Apesar disso, o tombo foi menor que o esperado, em abril, já que o cenário base do último Informe Conjuntural da CNI previa retração de 2,5% no primeiro e queda de 7,1%, no segundo, no caso de as medidas emergenciais do governo federal serem eficazes para blindar um número significativo de empresas e famílias. A recuperação teria início em junho. A atividade econômica cairia 4,2% na comparação com 2019. No entanto, caso as medidas emergenciais não sejam eficazes, a expectativa é de queda de 7,3% no PIB em 2020.
“As medidas de aumento do capital de giro implementadas até agora ainda são insuficientes. Se as empresas continuarem com a dificuldade atual de acesso a capital de giro, o número de falências e o consequente aumento do desemprego comprometerão o ritmo de recuperação”, avalia o presidente da Confederação Nacional da Indústria (CNI), Robson Braga de Andrade. “Algumas iniciativas do governo para elevar a liquidez do sistema financeiro, para reduzir o custo e aumentar a oferta de financiamentos, já foram adotadas. No entanto, em meio a tantas incertezas, essas medidas se mostram pouco eficazes para impedir a insolvência de um grande número de empreendimentos”, completa.
Guto Ferreira, analista político-econômico da Solomon’s Brain destaca que, levando em consideração que, “em janeiro e fevereiro, o país ficou em negação acreditando que o vírus não chegaria aqui, a queda trimestral do PIB ficou dentro do esperado”. No futuro, “o cenário é claríssimo e já deveria ser admitido pelo governo para que todos pudessem entender e se preparar melhor”. “Com dois trimestres negativos, já estaremos em recessão. E sabemos que o próximo, que se encerra em junho, vem com queda de 4%, ou mais. Logo o governo já deveria anunciar que estamos em recessão e apresentar um plano, ao invés de focar exclusivamente no discurso otimista. Otimismo não tira ninguém da crise. O que tira é planejamento e trabalho. Certamente terminaremos o ano com tombo acima de 7% do PIB”, aponta Ferreira.

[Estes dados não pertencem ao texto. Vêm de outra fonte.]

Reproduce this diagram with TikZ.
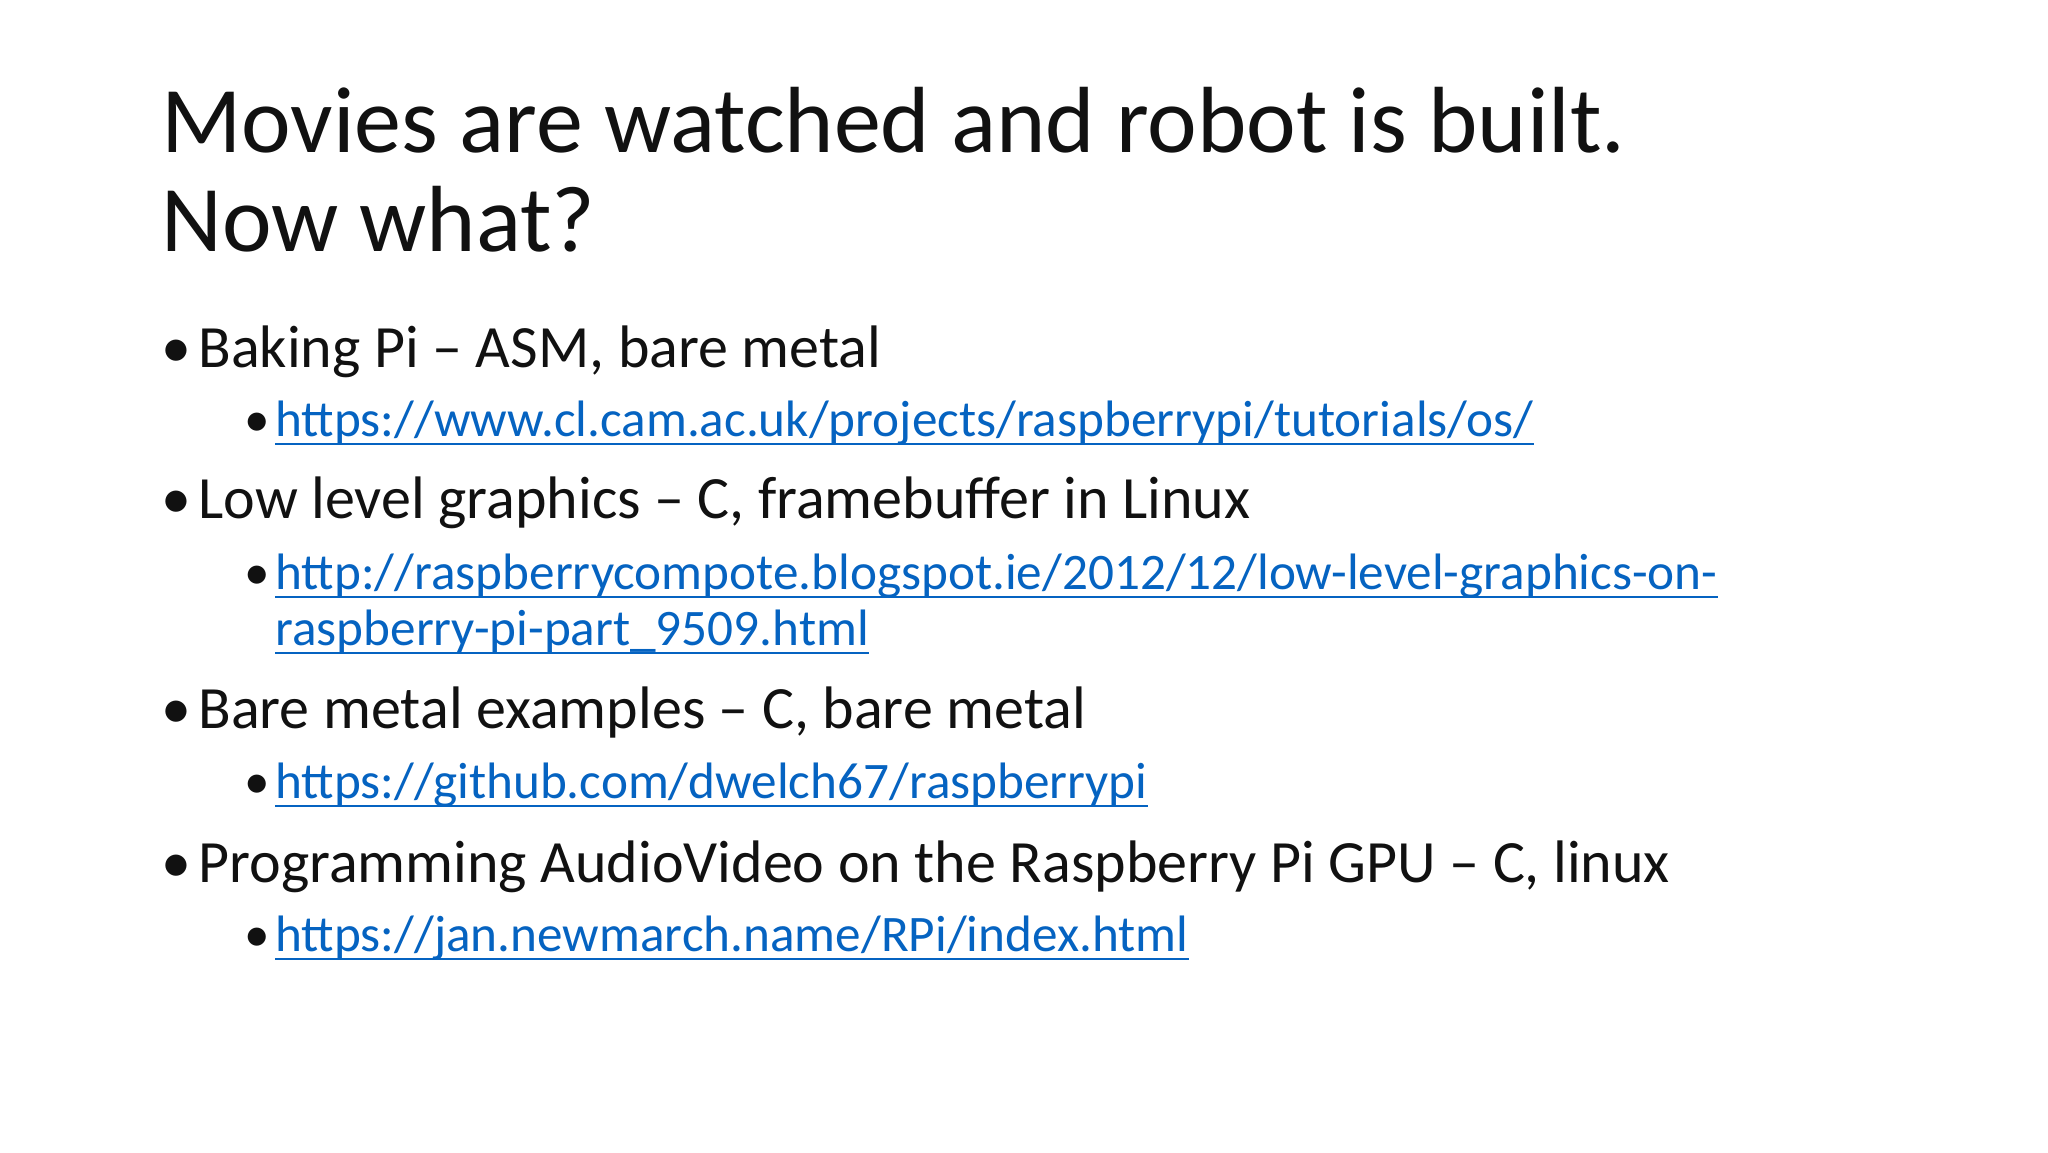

O analista da Solomon’s Brain lembra que a indústria é o maior determinante do PIB. Apesar de representar entre 9% e 11% do PIB (dependendo da medição), é ela quem responde por 30% dos impostos arrecadados pelo governo. O dado da indústria de transformação é muito mais grave, diz ele, pois é lá onde está o produto de maior valor agregado, os maiores salários e profissionais mais qualificados. O que acontecerá com a construção civil é um dilema e para o setor este é um momento difícil de decisões.
Saiba Mais
Jefferson Laatus, estrategista-chefe do Grupo Laatus, diz que a expectativa daqui para frente é que continuem vindo dados ruins. “Principalmente no segundo trimestre, o PIB vai estar precificando literalmente o pior ciclo da pandemia inteira”, sinaliza. A indústria apesar de ser importante do país, não é o que determina o PIB, segundo ele. “Quem determina é o agro. O Brasil ainda é um país agropecuário”, lembrou. No segundo trimestre, a tendência é de melhora, com a reabertura das empresas e indústria.